Some small abattoirs are struggling to meet regulations requiring them to install CCTV in parts of their premises where live animals are handled – despite the deadline having past at the beginning of November.
According to a report published in The Independent, about 7% of abattoirs in England have still not invested in CCTV following the 5 November cut-off.
But the newspaper quotes a Food Standards Agency spokesman as saying there were no plans to prosecute these operators, so long as they had a plan in place to install the equipment.
In response, the Sustainable Food Trust (SFT) has made a plea for clemency and urged government to provide grant assistance for the smallest abattoirs to become compliant.
Richard Young, SFT policy director said: “I fully understand the concern [of animal welfare groups] about the factory scale of the slaughtering industry and the abuses that have occurred. But they are actually helping to drive the last few small abattoirs out of business.”
Mr Young said the UK’s smallest abattoirs were facing an unprecedented crisis, with many losing money, due in part to a collapse in the value of hides and skins.
At the same time, waste disposal costs had increased significantly due to consolidation in the rendering industry and higher minimum charges for small quantities.

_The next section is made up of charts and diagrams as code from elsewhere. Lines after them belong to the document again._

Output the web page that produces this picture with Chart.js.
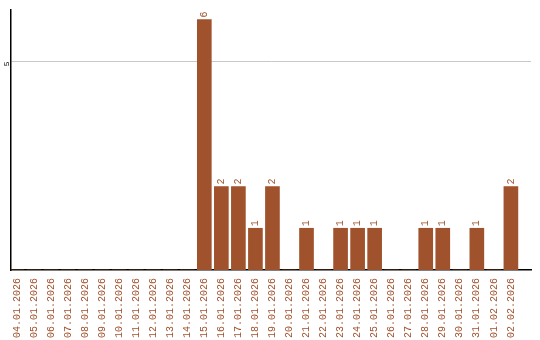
<!DOCTYPE html>
<html>
<head>
<meta charset="utf-8">
<script src="https://cdn.jsdelivr.net/npm/chart.js@4.4.1/dist/chart.umd.min.js"></script>
<style>
  html, body { margin: 0; padding: 0; background: #fff; }
  #wrap { width: 540px; height: 340px; }
</style>
</head>
<body>
<div id="wrap"><canvas id="grafico"></canvas></div>
<script>
const fechas = ["04.01.2026", "05.01.2026", "06.01.2026", "07.01.2026", "08.01.2026", "09.01.2026",
  "10.01.2026", "11.01.2026", "12.01.2026", "13.01.2026", "14.01.2026", "15.01.2026", "16.01.2026",
  "17.01.2026", "18.01.2026", "19.01.2026", "20.01.2026", "21.01.2026", "22.01.2026", "23.01.2026",
  "24.01.2026", "25.01.2026", "26.01.2026", "27.01.2026", "28.01.2026", "29.01.2026", "30.01.2026",
  "31.01.2026", "01.02.2026", "02.02.2026"];
const cantidades = [0, 0, 0, 0, 0, 0, 0, 0, 0, 0, 0, 6, 2, 2, 1, 2, 0, 1, 0, 1, 1, 1, 0, 0, 1, 1, 0, 1, 0, 2];
const marcasY = [5];

const cafe = "#A0522D";
const fuente = "'Liberation Mono', monospace";

// etiquetas de valor encima de cada barra (giradas)
const etiquetasBarras = {
  id: "etiquetasBarras",
  afterDatasetsDraw(chart) {
    const ctx = chart.ctx;
    const meta = chart.getDatasetMeta(0);
    ctx.save();
    ctx.fillStyle = cafe;
    ctx.font = "10px " + fuente;
    ctx.textAlign = "left";
    ctx.textBaseline = "middle";
    meta.data.forEach((barra, i) => {
      const v = cantidades[i];
      if (!v) return;
      ctx.save();
      ctx.translate(barra.x, barra.y - 2);
      ctx.rotate(-Math.PI / 2);
      ctx.fillText(String(v), 0, 0);
      ctx.restore();
    });
    ctx.restore();
  }
};

new Chart(document.querySelector("#grafico"), {
  type: "bar",
  data: {
    datasets: [{
      data: cantidades.map((v, i) => ({ x: i, y: v })),
      backgroundColor: cafe,
      barThickness: 14
    }]
  },
  options: {
    responsive: true,
    maintainAspectRatio: false,
    animation: false,
    layout: { padding: { top: 10, right: 9, left: 0, bottom: 0 } },
    plugins: { legend: { display: false }, tooltip: { enabled: false } },
    scales: {
      x: {
        type: "linear",
        offset: false,
        min: -0.35,
        max: 30.18,
        afterBuildTicks: (scale) => {
          scale.ticks = fechas.map((f, i) => ({ value: i }));
        },
        afterFit: (scale) => { scale.height = 70; },
        grid: { display: false },
        border: { display: true, color: "#000", width: 1.5 },
        ticks: {
          autoSkip: false,
          minRotation: 90,
          maxRotation: 90,
          padding: 0,
          labelOffset: 0,
          color: cafe,
          font: { family: fuente, size: 10 },
          callback: (v) => fechas[v]
        }
      },
      y: {
        min: 0,
        max: 6.23,
        afterBuildTicks: (scale) => {
          scale.ticks = marcasY.map((v) => ({ value: v }));
        },
        afterFit: (scale) => { scale.width = 11; },
        grid: { color: "#c8c8c8", drawTicks: false },
        border: { display: true, color: "#000", width: 1.5 },
        ticks: {
          minRotation: 90,
          maxRotation: 90,
          padding: 4,
          color: "#000",
          font: { family: fuente, size: 8 }
        }
      }
    }
  },
  plugins: [etiquetasBarras]
});
</script>
</body>
</html>
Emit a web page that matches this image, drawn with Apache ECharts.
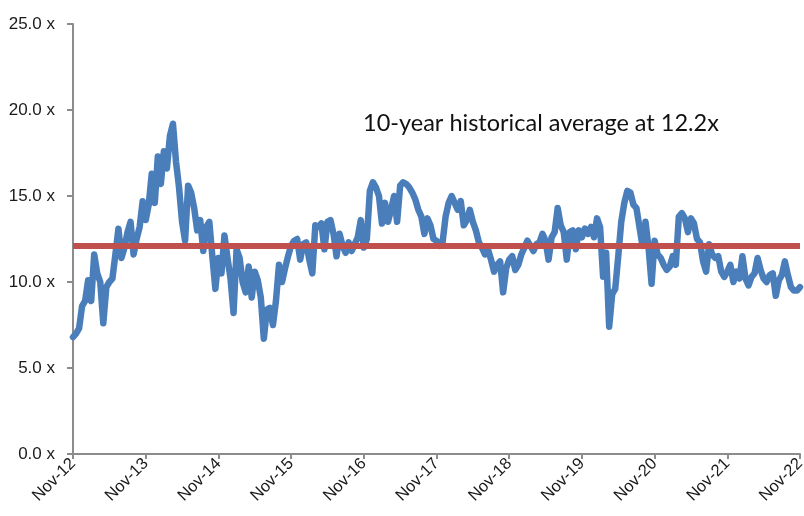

“This means that a significant proportion of those that have not yet installed CCTV need government assistance to prevent them being forced to close,” he said.
The SFT is calling for small abattoirs to be recognised as a “public good” and for grants to be made available to help with the cost of installing CCTV and additional structural improvements.
But a spokesman for Compassion in World Farming told The Independent that all slaughterhouses needed to “comply or cease operation”.
“We are appalled that, having been given ample notice, some businesses are still not compliant,” he said.
Legislation requiring the installation of CCTV in areas of slaughterhouses where live animals are handled came into effect on 4 May, with operators given until 5 November to complete the work.
There is no such requirement in Wales, though a £1.1m grant scheme was introduced earlier this year for small- and medium-sized abattoirs for infrastructure improvements, including the installation of CCTV.
There are now only 56 small red meat abattoirs left in the UK, with a third having closed between 2007 and 2017, and a further seven closing this year.